▸ **WHAT THIS TASK INVOLVES**
Can you write out all of the material below, word for word?

— start —

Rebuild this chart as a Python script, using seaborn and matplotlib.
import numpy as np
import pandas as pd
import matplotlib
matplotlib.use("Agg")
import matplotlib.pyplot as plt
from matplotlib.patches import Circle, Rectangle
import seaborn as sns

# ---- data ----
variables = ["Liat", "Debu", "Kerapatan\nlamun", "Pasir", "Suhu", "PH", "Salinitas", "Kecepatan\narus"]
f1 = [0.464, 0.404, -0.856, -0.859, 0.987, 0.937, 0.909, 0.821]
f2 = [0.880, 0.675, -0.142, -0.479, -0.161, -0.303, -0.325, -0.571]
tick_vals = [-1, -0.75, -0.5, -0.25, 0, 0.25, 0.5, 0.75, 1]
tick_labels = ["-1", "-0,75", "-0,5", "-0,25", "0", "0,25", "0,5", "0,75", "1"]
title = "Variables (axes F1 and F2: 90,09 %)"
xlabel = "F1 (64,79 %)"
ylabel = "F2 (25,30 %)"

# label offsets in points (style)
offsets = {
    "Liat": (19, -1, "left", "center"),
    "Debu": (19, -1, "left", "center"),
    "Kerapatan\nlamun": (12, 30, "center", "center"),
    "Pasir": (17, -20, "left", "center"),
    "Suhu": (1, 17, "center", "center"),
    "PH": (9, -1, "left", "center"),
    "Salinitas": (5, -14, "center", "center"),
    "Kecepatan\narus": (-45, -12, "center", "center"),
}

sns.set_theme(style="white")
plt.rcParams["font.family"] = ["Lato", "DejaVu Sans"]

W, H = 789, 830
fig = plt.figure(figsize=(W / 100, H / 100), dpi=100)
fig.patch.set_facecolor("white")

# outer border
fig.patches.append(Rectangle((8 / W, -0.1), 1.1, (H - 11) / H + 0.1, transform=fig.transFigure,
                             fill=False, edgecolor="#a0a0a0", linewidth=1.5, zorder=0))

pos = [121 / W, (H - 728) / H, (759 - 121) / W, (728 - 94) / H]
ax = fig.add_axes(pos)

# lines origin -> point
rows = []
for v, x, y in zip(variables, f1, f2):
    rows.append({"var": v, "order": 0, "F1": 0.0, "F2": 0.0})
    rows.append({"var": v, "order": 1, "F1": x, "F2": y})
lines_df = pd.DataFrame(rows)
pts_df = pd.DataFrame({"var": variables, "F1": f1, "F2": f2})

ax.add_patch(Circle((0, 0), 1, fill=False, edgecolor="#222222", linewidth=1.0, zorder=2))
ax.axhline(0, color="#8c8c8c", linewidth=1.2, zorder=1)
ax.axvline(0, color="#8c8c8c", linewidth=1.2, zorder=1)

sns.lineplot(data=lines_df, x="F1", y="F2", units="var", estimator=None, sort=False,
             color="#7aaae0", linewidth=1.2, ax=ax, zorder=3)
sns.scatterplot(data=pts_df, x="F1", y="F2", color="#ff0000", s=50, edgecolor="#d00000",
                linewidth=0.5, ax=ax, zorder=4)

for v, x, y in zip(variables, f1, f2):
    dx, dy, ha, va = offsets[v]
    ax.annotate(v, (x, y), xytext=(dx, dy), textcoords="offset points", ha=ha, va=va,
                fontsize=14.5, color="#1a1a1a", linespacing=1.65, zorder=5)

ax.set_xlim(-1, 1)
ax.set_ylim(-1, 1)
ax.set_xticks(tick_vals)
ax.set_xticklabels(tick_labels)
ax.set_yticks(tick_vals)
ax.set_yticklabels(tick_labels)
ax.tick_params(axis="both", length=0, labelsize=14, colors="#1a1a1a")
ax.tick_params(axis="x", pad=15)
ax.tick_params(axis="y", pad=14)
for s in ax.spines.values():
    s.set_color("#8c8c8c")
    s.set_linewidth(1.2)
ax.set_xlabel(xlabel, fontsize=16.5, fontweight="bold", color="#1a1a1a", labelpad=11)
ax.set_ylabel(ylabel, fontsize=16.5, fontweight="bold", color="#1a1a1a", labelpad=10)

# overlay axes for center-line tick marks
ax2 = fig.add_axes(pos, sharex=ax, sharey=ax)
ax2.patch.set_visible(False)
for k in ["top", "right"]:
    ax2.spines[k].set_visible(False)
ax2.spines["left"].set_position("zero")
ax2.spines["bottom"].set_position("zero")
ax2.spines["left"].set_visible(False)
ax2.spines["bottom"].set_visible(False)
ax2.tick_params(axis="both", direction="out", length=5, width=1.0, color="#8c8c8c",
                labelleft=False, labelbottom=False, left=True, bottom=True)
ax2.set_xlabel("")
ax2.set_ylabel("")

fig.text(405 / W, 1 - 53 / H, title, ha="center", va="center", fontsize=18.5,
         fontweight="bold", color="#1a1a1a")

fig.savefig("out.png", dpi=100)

— end —

▸ **WRITTEN SOLUTION**
Rebuild this chart as a Python script, using seaborn and matplotlib.
import numpy as np
import pandas as pd
import matplotlib
matplotlib.use("Agg")
import matplotlib.pyplot as plt
from matplotlib.patches import Circle, Rectangle
import seaborn as sns

# ---- data ----
variables = ["Liat", "Debu", "Kerapatan\nlamun", "Pasir", "Suhu", "PH", "Salinitas", "Kecepatan\narus"]
f1 = [0.464, 0.404, -0.856, -0.859, 0.987, 0.937, 0.909, 0.821]
f2 = [0.880, 0.675, -0.142, -0.479, -0.161, -0.303, -0.325, -0.571]
tick_vals = [-1, -0.75, -0.5, -0.25, 0, 0.25, 0.5, 0.75, 1]
tick_labels = ["-1", "-0,75", "-0,5", "-0,25", "0", "0,25", "0,5", "0,75", "1"]
title = "Variables (axes F1 and F2: 90,09 %)"
xlabel = "F1 (64,79 %)"
ylabel = "F2 (25,30 %)"

# label offsets in points (style)
offsets = {
    "Liat": (19, -1, "left", "center"),
    "Debu": (19, -1, "left", "center"),
    "Kerapatan\nlamun": (12, 30, "center", "center"),
    "Pasir": (17, -20, "left", "center"),
    "Suhu": (1, 17, "center", "center"),
    "PH": (9, -1, "left", "center"),
    "Salinitas": (5, -14, "center", "center"),
    "Kecepatan\narus": (-45, -12, "center", "center"),
}

sns.set_theme(style="white")
plt.rcParams["font.family"] = ["Lato", "DejaVu Sans"]

W, H = 789, 830
fig = plt.figure(figsize=(W / 100, H / 100), dpi=100)
fig.patch.set_facecolor("white")

# outer border
fig.patches.append(Rectangle((8 / W, -0.1), 1.1, (H - 11) / H + 0.1, transform=fig.transFigure,
                             fill=False, edgecolor="#a0a0a0", linewidth=1.5, zorder=0))

pos = [121 / W, (H - 728) / H, (759 - 121) / W, (728 - 94) / H]
ax = fig.add_axes(pos)

# lines origin -> point
rows = []
for v, x, y in zip(variables, f1, f2):
    rows.append({"var": v, "order": 0, "F1": 0.0, "F2": 0.0})
    rows.append({"var": v, "order": 1, "F1": x, "F2": y})
lines_df = pd.DataFrame(rows)
pts_df = pd.DataFrame({"var": variables, "F1": f1, "F2": f2})

ax.add_patch(Circle((0, 0), 1, fill=False, edgecolor="#222222", linewidth=1.0, zorder=2))
ax.axhline(0, color="#8c8c8c", linewidth=1.2, zorder=1)
ax.axvline(0, color="#8c8c8c", linewidth=1.2, zorder=1)

sns.lineplot(data=lines_df, x="F1", y="F2", units="var", estimator=None, sort=False,
             color="#7aaae0", linewidth=1.2, ax=ax, zorder=3)
sns.scatterplot(data=pts_df, x="F1", y="F2", color="#ff0000", s=50, edgecolor="#d00000",
                linewidth=0.5, ax=ax, zorder=4)

for v, x, y in zip(variables, f1, f2):
    dx, dy, ha, va = offsets[v]
    ax.annotate(v, (x, y), xytext=(dx, dy), textcoords="offset points", ha=ha, va=va,
                fontsize=14.5, color="#1a1a1a", linespacing=1.65, zorder=5)

ax.set_xlim(-1, 1)
ax.set_ylim(-1, 1)
ax.set_xticks(tick_vals)
ax.set_xticklabels(tick_labels)
ax.set_yticks(tick_vals)
ax.set_yticklabels(tick_labels)
ax.tick_params(axis="both", length=0, labelsize=14, colors="#1a1a1a")
ax.tick_params(axis="x", pad=15)
ax.tick_params(axis="y", pad=14)
for s in ax.spines.values():
    s.set_color("#8c8c8c")
    s.set_linewidth(1.2)
ax.set_xlabel(xlabel, fontsize=16.5, fontweight="bold", color="#1a1a1a", labelpad=11)
ax.set_ylabel(ylabel, fontsize=16.5, fontweight="bold", color="#1a1a1a", labelpad=10)

# overlay axes for center-line tick marks
ax2 = fig.add_axes(pos, sharex=ax, sharey=ax)
ax2.patch.set_visible(False)
for k in ["top", "right"]:
    ax2.spines[k].set_visible(False)
ax2.spines["left"].set_position("zero")
ax2.spines["bottom"].set_position("zero")
ax2.spines["left"].set_visible(False)
ax2.spines["bottom"].set_visible(False)
ax2.tick_params(axis="both", direction="out", length=5, width=1.0, color="#8c8c8c",
                labelleft=False, labelbottom=False, left=True, bottom=True)
ax2.set_xlabel("")
ax2.set_ylabel("")

fig.text(405 / W, 1 - 53 / H, title, ha="center", va="center", fontsize=18.5,
         fontweight="bold", color="#1a1a1a")

fig.savefig("out.png", dpi=100)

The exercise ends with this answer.